Martins et al. (2004), Angel
et al. (1996) and Mohanty et al. (2010)
also found no variation in regenerants kept in in vitro culture for more
than 2 years. Some authors however have reported that the time in in vitro
culture could promote somaclonal variation (Hartmann et
al., 1989; Orton, 1985). According to Gould
(1986) culture time does not seem to be the only parameter affecting genetic
stability. Vendrame et al. (1999) reported that
genetic variation in a culture line could be affected more by the genotype than
by the period in culture. Genotype and the nature of the explants could influence
the phenotypic stability of the plant obtained (Hammerschlag
et al., 1987).
Mode of regeneration also affects the genetic stability of micropropagated
plants. Micropropagation through explants containing an organized meristem is
generally regarded as having a lower risk of genetic instability (Shenoy
and Vasil, 1992). Our study, in close agreement to Shenoy
and Vasil (1992) reveals that the relative stability of micropropagated
C. amada, could be due to the direct mode of plant regeneration through
multiplication of sprouted bud of rhizome.

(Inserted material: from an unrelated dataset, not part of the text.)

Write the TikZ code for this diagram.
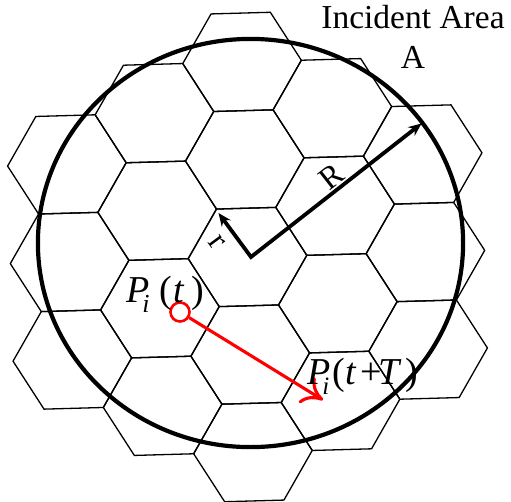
\documentclass[tikz,border=0pt]{standalone}
\usepackage{fontspec}
\setmainfont{Liberation Serif}
\usetikzlibrary{arrows.meta}
\begin{document}
\begin{tikzpicture}[x=1pt,y=-1pt,
  hexline/.style={line width=1.3pt},
  bigcircle/.style={line width=4.2pt},
  radiusarrow/.style={line width=3.8pt,line join=miter,{Stealth[length=13pt,width=11pt]}-{Stealth[length=13pt,width=11pt]}},
  movearrow/.style={red,line width=3.1pt,-{To[length=20pt,width=30pt]}},
  bigtext/.style={inner sep=0pt,font=\fontsize{33.5}{38}\selectfont},
  radtext/.style={inner sep=0pt,font=\fontsize{32}{34}\selectfont},
  mathtext/.style={inner sep=0pt,anchor=base west,font=\fontsize{38}{40}\selectfont}
]
\useasboundingbox (0,0) rectangle (511,501);
\begin{scope}[shift={(247.5,257)},rotate=1.6]
\foreach \c/\r in {0/-2,0/-1,0/0,0/1,0/2,-1/-1.5,-1/-0.5,-1/0.5,-1/1.5,1/-1.5,1/-0.5,1/0.5,1/1.5,-2/-1,-2/0,-2/1,2/-1,2/0,2/1}
  \draw[hexline,shift={(\c*89,\r*97.6)}] (-59.3,0) -- (-29.65,-48.8) -- (29.65,-48.8) -- (59.3,0) -- (29.65,48.8) -- (-29.65,48.8) -- cycle;
\end{scope}
\draw[bigcircle] (250.5,243) ellipse [x radius=212.6, y radius=204.1];
\coordinate (O) at (251,257);
\coordinate (Rtip) at (421.5,123.5);
\coordinate (rtip) at (218.5,213);
\draw[radiusarrow] (rtip) -- (O) -- (Rtip);
\node[radtext,rotate=38] (Rlbl) at (331,177) {R};
\node[radtext,rotate=-53.6] (rlbl) at (217,242) {r};
\node[bigtext,anchor=base] (incident) at (413,28) {Incident Area};
\node[bigtext,anchor=base] (areaA) at (413,68) {A};
\node[draw=red,line width=2.6pt,circle,minimum size=19pt,inner sep=0pt] (Pt) at (180,312) {};
\coordinate (PtT) at (323,400);
\draw[movearrow] (Pt) -- (PtT);
\node[mathtext] (Plbl) at (126,302) {\textit{P}\kern-7pt\raisebox{-10pt}{\fontsize{26}{26}\selectfont\textit{i}}\kern10pt(\kern1pt\textit{t}\kern7pt)};
\node[mathtext] (PTlbl) at (307,384) {\textit{P}\kern-8pt\raisebox{-10pt}{\fontsize{25}{25}\selectfont\textit{i}}\kern3pt(\textit{t}\kern4pt+\kern-3.4pt\textit{T}\kern4pt)};
\end{tikzpicture}
\end{document}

Among species of Zingiberaceae, molecular marker based assessment of genetic
stability of micropropagated plantlets are limited to cultivated species of
C. longa and Z. officinale using RAPD analysis only (Mohanty
et al., 2008; Panda et al., 2007)
lacking any report on stability analysis using ISSR markers. In the present
study RAPD and ISSR analysis of in vitro conserved C. amada showed
a profile similar to that of the control indicating that no genetic variation
had occurred in vitro, confirming their genetic integrity. RAPD and ISSR
analysis of in vitro grown plants has been reported earlier in many species
(Bhatia et al., 2009; Joshi
and Dhawan, 2007; Martins et al., 2004; Mohanty
et al., 2008; Panda et al., 2007;
Rout and Das, 2002; Salvi et al.,
2002; Venkatachalam et al., 2007).
An efficient protocol on micropropagation of C. amada has been developed
for the first time with genetic integrity. Our results demonstrate that RAPD
and ISSR analysis can be applied to asses the genetic integrity of in vitro
conserved plantlets of C. amada, on a large scale, there by facilitating
the crop improvement programme in Curcuma species.
The authors are grateful to Dr. S.C. Si, Dean, Centre of Biotechnology and
Dr. M.R. Nayak, President, Siksha O Anusandhan University for providing facilities
and encouraging throughout. Financial assistance from Department of Biotechnology,
New Delhi, India is also duly acknowledged.